Written problem: Retype the lines beneath this one, from the first through the line containing "from bokeh.resources import INLINE". Pictures are left out.

Recorded data:
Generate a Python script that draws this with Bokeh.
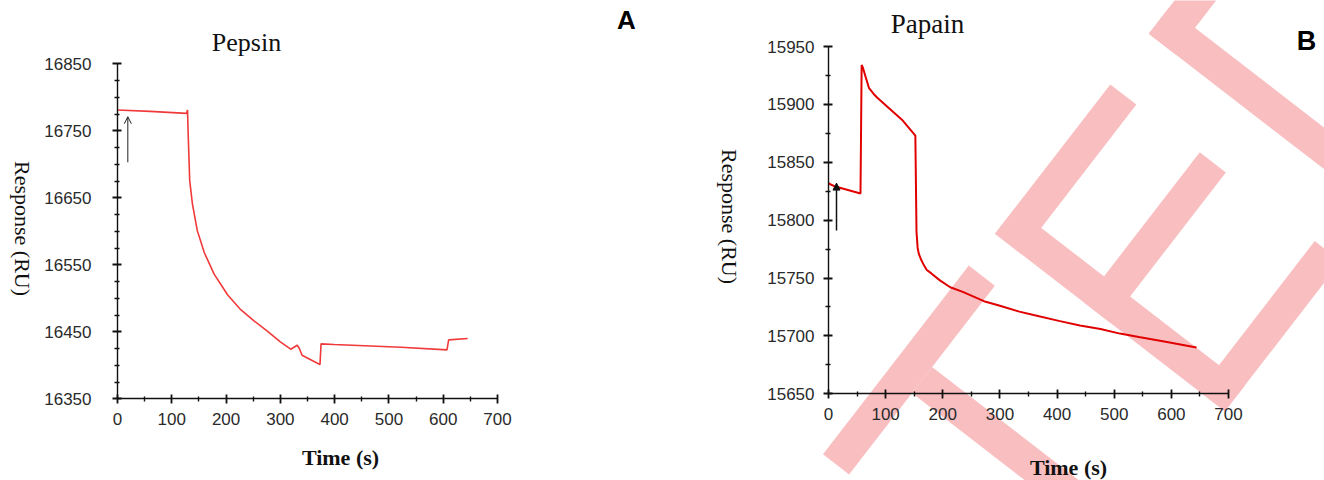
import math
from bokeh.plotting import figure
from bokeh.layouts import row
from bokeh.models import (Label, PolyAnnotation, Arrow, OpenHead, NormalHead,
                          FixedTicker, Range1d, BasicTickFormatter, LinearAxis)
from bokeh.embed import file_html
from bokeh.resources import INLINE

# ---------------- data ----------------
pepsin_time = [0, 60, 127, 129, 130, 133, 138, 147, 160, 178, 203, 227, 252, 276,
               300, 319, 331, 335, 340, 371, 373, 375, 399, 522, 607, 610, 645]
pepsin_resp = [16781, 16779, 16776, 16781, 16750, 16676, 16641, 16601, 16568, 16536,
               16505, 16483, 16466, 16451, 16435, 16424, 16430, 16425, 16415, 16402,
               16401, 16432, 16431, 16427, 16423, 16438, 16440]

papain_time = [0, 3, 12, 56, 58, 60, 66, 71, 79, 85, 103, 130, 152, 154, 156, 158,
               162, 166, 172, 180, 195, 213, 235, 272, 300, 334, 359, 403, 440, 476,
               510, 543, 590, 644]
papain_resp = [15832, 15831, 15829, 15823, 15934, 15932, 15922, 15914, 15909, 15906,
               15898, 15886, 15873, 15790, 15776, 15771, 15766, 15762, 15757, 15754,
               15748, 15742, 15738, 15730, 15726, 15721, 15718, 15713, 15709, 15706,
               15702, 15699, 15695, 15690]

pepsin_arrow = dict(x=19, y0=16703, y1=16771)
papain_arrow = dict(x=14, y0=15791, y1=15832)

time_ticks = [0, 100, 200, 300, 400, 500, 600, 700]
time_minor = [50, 150, 250, 350, 450, 550, 650]
pepsin_ticks = [16350, 16450, 16550, 16650, 16750, 16850]
pepsin_minor = [16375, 16400, 16425, 16475, 16500, 16525, 16575, 16600, 16625,
                16675, 16700, 16725, 16775, 16800, 16825]
papain_ticks = [15650, 15700, 15750, 15800, 15850, 15900, 15950]
papain_minor = [15675, 15725, 15775, 15825, 15875, 15925]

TICK_FONT = "Liberation Sans"
SERIF = "Liberation Serif"
H = 480          # canvas height
TOP, BOT = 0, H


def lin(v0, p0, v1, p1, p):
    return v0 + (p - p0) * (v1 - v0) / (p1 - p0)


def make_panel(cx0, width, xv, xpx, yv, ypx, yticks, yminor, ystandoff):
    """xv/yv: data ends; xpx/ypx: where those ends sit on the page."""
    cx1 = cx0 + width
    xr = Range1d(lin(xv[0], xpx[0], xv[1], xpx[1], cx0), lin(xv[0], xpx[0], xv[1], xpx[1], cx1))
    yr = Range1d(lin(yv[0], ypx[0], yv[1], ypx[1], BOT), lin(yv[0], ypx[0], yv[1], ypx[1], TOP))
    p = figure(width=width, height=H, output_backend="svg", toolbar_location=None,
               x_range=xr, y_range=yr, x_axis_type=None, y_axis_type=None,
               min_border=0, min_border_left=0, min_border_right=0,
               min_border_top=0, min_border_bottom=0)
    p.outline_line_color = None
    p.background_fill_color = "white"
    p.border_fill_color = "white"
    xa = LinearAxis(fixed_location=yv[0], bounds=tuple(xv),
                    ticker=FixedTicker(ticks=time_ticks, minor_ticks=time_minor))
    ya = LinearAxis(fixed_location=xv[0], bounds=tuple(yv),
                    ticker=FixedTicker(ticks=yticks, minor_ticks=yminor),
                    formatter=BasicTickFormatter(use_scientific=False))
    for ax in (xa, ya):
        ax.axis_line_color = "#111111"
        ax.axis_line_width = 1.4
        ax.major_tick_line_color = "#111111"
        ax.major_tick_line_width = 1.8
        ax.minor_tick_line_color = "#111111"
        ax.minor_tick_line_width = 1.4
        ax.major_tick_in = 4
        ax.major_tick_out = 5
        ax.minor_tick_in = 2
        ax.minor_tick_out = 3
        ax.major_label_text_font = TICK_FONT
        ax.major_label_text_font_size = "17px"
        ax.major_label_text_color = "#2a2a2a"
    xa.major_label_standoff = 9
    ya.major_label_standoff = ystandoff
    p.add_layout(xa, "below")
    p.add_layout(ya, "left")

    def lab(X, Y, **kw):
        return Label(x=X - cx0, y=BOT - Y, x_units="screen", y_units="screen", **kw)
    return p, lab


# ---------------- panel A (Pepsin) ----------------
A0, B0 = 0, 662
pa, lab_a = make_panel(A0, 662, (0, 700), (117, 497), (16350, 16850), (398.3, 63.3),
                       pepsin_ticks, pepsin_minor, 21)
pa.line(pepsin_time, pepsin_resp, line_color="#f03a3a", line_width=1.6)
pa.add_layout(Arrow(end=OpenHead(size=7, line_width=1, line_color="#222222"),
                    x_start=pepsin_arrow["x"], y_start=pepsin_arrow["y0"],
                    x_end=pepsin_arrow["x"], y_end=pepsin_arrow["y1"],
                    line_color="#222222", line_width=1))
pa.add_layout(lab_a(246, 42, text="Pepsin", text_align="center", text_baseline="alphabetic",
                    text_font=SERIF, text_font_size="26px", text_color="#111111"))
pa.add_layout(lab_a(340, 457, text="Time (s)", text_align="center", text_baseline="alphabetic",
                    text_font=SERIF, text_font_size="22px", text_font_style="bold",
                    text_color="#111111"))
pa.add_layout(lab_a(22, 228, text="Response (RU)", text_align="center", text_baseline="middle",
                    angle=-math.pi / 2, text_font=SERIF, text_font_size="22px",
                    text_color="#111111"))
pa.add_layout(lab_a(626, 19, text="A", text_align="center", text_baseline="alphabetic",
                    text_font="Liberation Sans", text_font_size="26px", text_font_style="bold",
                    text_color="#000000"))

# ---------------- panel B (Papain) ----------------
pb, lab_b = make_panel(B0, 662, (0, 700), (828, 1228), (15650, 15950), (393.3, 46),
                       papain_ticks, papain_minor, 9)

# watermark (decoration), page-pixel geometry
U = (0.61, -0.79)
V = (0.79, 0.61)
W = 33


def rect(P, d, L, n, w=W):
    p1 = (P[0] + L * d[0], P[1] + L * d[1])
    p2 = (p1[0] + w * n[0], p1[1] + w * n[1])
    p3 = (P[0] + w * n[0], P[1] + w * n[1])
    return [P, p1, p2, p3]


def neg(d):
    return (-d[0], -d[1])


def add(P, d, s):
    return (P[0] + s * d[0], P[1] + s * d[1])


T_TOP = (968.3, 265.0)
T_STEM = (931.6, 366.5)
E_CORNER = (994.5, 233.3)
D_CORNER = (1148.3, 33.3)
shapes = [
    rect(T_TOP, neg(U), 239, V),
    rect(T_STEM, V, 260, neg(U)),
    rect(E_CORNER, V, 291, U),
    rect(E_CORNER, U, 189, V),
    rect(add(E_CORNER, V, 112.5), U, 190, V),
    rect(add(E_CORNER, V, 291), U, 190, neg(V)),
    rect(D_CORNER, V, 320, U),
    rect(D_CORNER, U, 120, V),
]
for poly in shapes:
    pb.add_layout(PolyAnnotation(xs=[q[0] - B0 for q in poly], ys=[BOT - q[1] for q in poly],
                                 xs_units="screen", ys_units="screen",
                                 fill_color="#f9bec0", fill_alpha=1.0, line_color=None,
                                 level="underlay"))

pb.line(papain_time, papain_resp, line_color="#e00000", line_width=2)
pb.add_layout(Arrow(end=NormalHead(size=7, fill_color="#111111", line_color="#111111"),
                    x_start=papain_arrow["x"], y_start=papain_arrow["y0"],
                    x_end=papain_arrow["x"], y_end=papain_arrow["y1"],
                    line_color="#111111", line_width=1.5))
pb.add_layout(lab_b(927, 23, text="Papain", text_align="center", text_baseline="alphabetic",
                    text_font=SERIF, text_font_size="27px", text_color="#111111"))
pb.add_layout(lab_b(1068, 467, text="Time (s)", text_align="center", text_baseline="alphabetic",
                    text_font=SERIF, text_font_size="22px", text_font_style="bold",
                    text_color="#111111"))
pb.add_layout(lab_b(729, 216, text="Response (RU)", text_align="center", text_baseline="middle",
                    angle=-math.pi / 2, text_font=SERIF, text_font_size="22px",
                    text_color="#111111"))
pb.add_layout(lab_b(1306, 40, text="B", text_align="center", text_baseline="alphabetic",
                    text_font="Liberation Sans", text_font_size="27px", text_font_style="bold",
                    text_color="#000000"))

layout = row(pa, pb)
open("out.html", "w").write(file_html(layout, INLINE))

Result:
Generate a Python script that draws this with Bokeh.
import math
from bokeh.plotting import figure
from bokeh.layouts import row
from bokeh.models import (Label, PolyAnnotation, Arrow, OpenHead, NormalHead,
                          FixedTicker, Range1d, BasicTickFormatter, LinearAxis)
from bokeh.embed import file_html
from bokeh.resources import INLINE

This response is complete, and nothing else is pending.